Ele tinha 120 anos. Sua missão estava cumprida. Ele atingia o fim de sua viagem terrena. ‘Sua vista não se tinha enfraquecido, suas forças estavam intactas’.

120 anos, hein?

“E, entretanto, ele sabia que não iria longe. A dúvida de Meriba o deteve na soleira de Canaã. Mas não são os bens deste mundo que foram prometidos ao Profeta, e a amizade de Deus se reservava o direito de o consolar em sua justiça.

“Então, enquanto Israel aturdido lançava seus olhares em direção à planície de Jericó, Moisés, o servidor de Yaveh, morreu no país de Moab, segundo a vontade do Eterno. E foi enterrado no vale. Ninguém até agora descobriu o seu túmulo”.

Os séculos passam, o túmulo de Moisés está intacto. Ninguém descobriu. Os Srs. já podem imaginar como vai ser linda a ressurreição de Moisés no dia do Juízo! Nós estamos tão penetrados de igualitarismo que pensamos que todas as ressurreições serão iguais. Não é verdade. Todas serão esplêndidas para os eleitos! Serão horríveis para os outros, como o despertar de um frenético.

Mas, assim como haverá ressurreições desigualmente hediondas, haverá ressurreições desigualmente lindas! E nós vamos ver a ressurreição lindíssima de Moisés, com uma coorte de Anjos e com tudo e tudo e tudo e tudo, não é verdade? Talvez ele seja o único a ressuscitar naquele deserto. É uma coisa maravilhosa! Talvez seja o primeiro a ressuscitar dentre os homens…

“Na planície de Moab, os filhos de Israel choraram Moisés durante trinta dias, antes de caminharem para o Jordão, luto e alegria misturados em seus corações. Sem dúvida, a possante beleza desse caráter, o extraordinário gesto de energia que exige o governo de um povo fugitivo entre os terrores e os sofrimentos do deserto, sugeriram aos historiadores e a Sir Winston Churchill…

Ele dá a entender que [Churchill] não é um historiador, é um literato. É a “cotovelada” francesa… [risos]

“… retratos de um Moisés como chefe de guerra e como ditador inspirado. Mas toda a força de Moisés lhe vinha de sua Fé em Deus, a qual sua humildade fazia brilhar. Não foi um déspota esclarecido nem um general infalível que Israel chorou nas portas de Canaã. Este conquistador era suave e este chefe era mais humilde que o mais humilde de seus companheiros de caminho.

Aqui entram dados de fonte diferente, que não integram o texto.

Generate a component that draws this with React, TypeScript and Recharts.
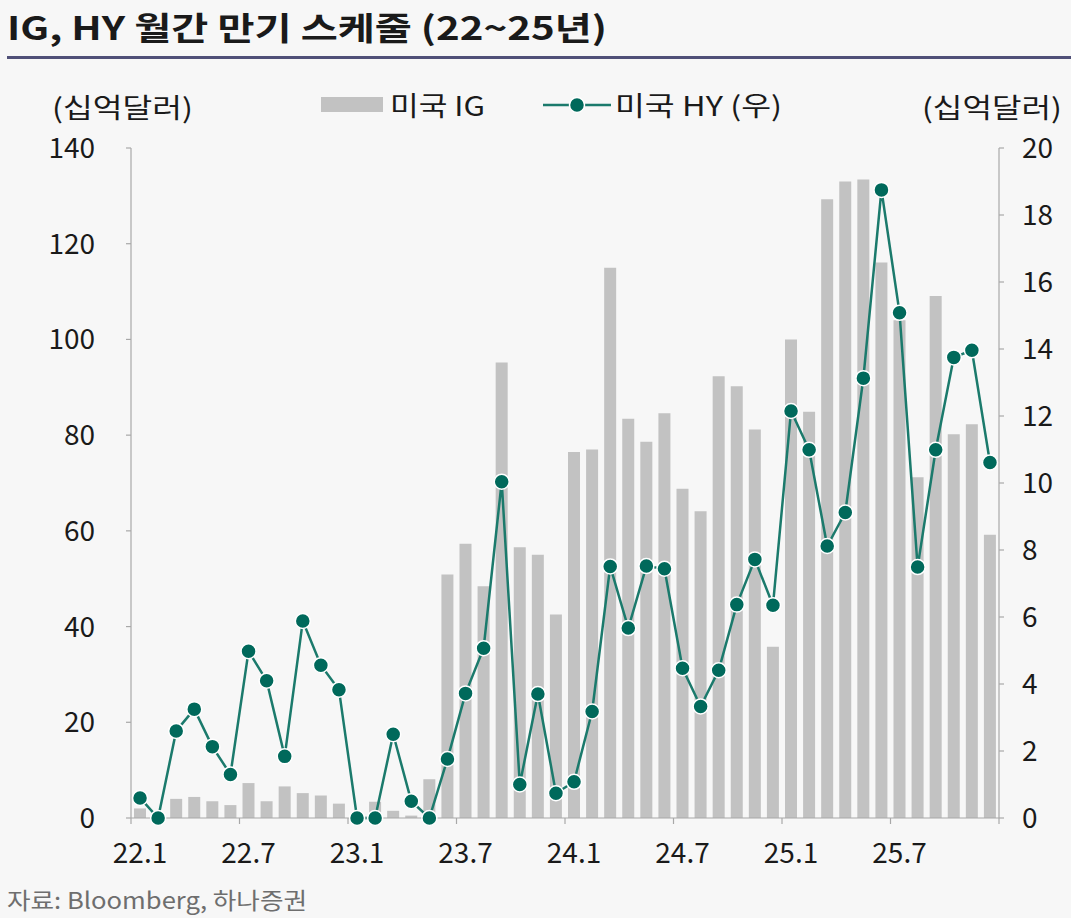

“Em meio ao brilho fulgurante das armas e até sob a tempestade dos anátemas, sua vida tremulou ao sopro de uma imensa ternura vinda de outro lugar. Os homens reconhecerão este mesmo acento nas palavras de um Outro, o próprio amor desprezado expirando na Cruz sobre uma colina de Jerusalém”.

Não se poderia dizer mais de um homem! Está tudo dito, tudo feito!…

Bom, aqui está. Aqueles dos srs. que queiram conservar, podem levar. Agora eu pediria que o Sr. P. Solimeo fizesse o favor de mandar reimprimir para os meus ultra diletos Êremos a quantidade suficiente.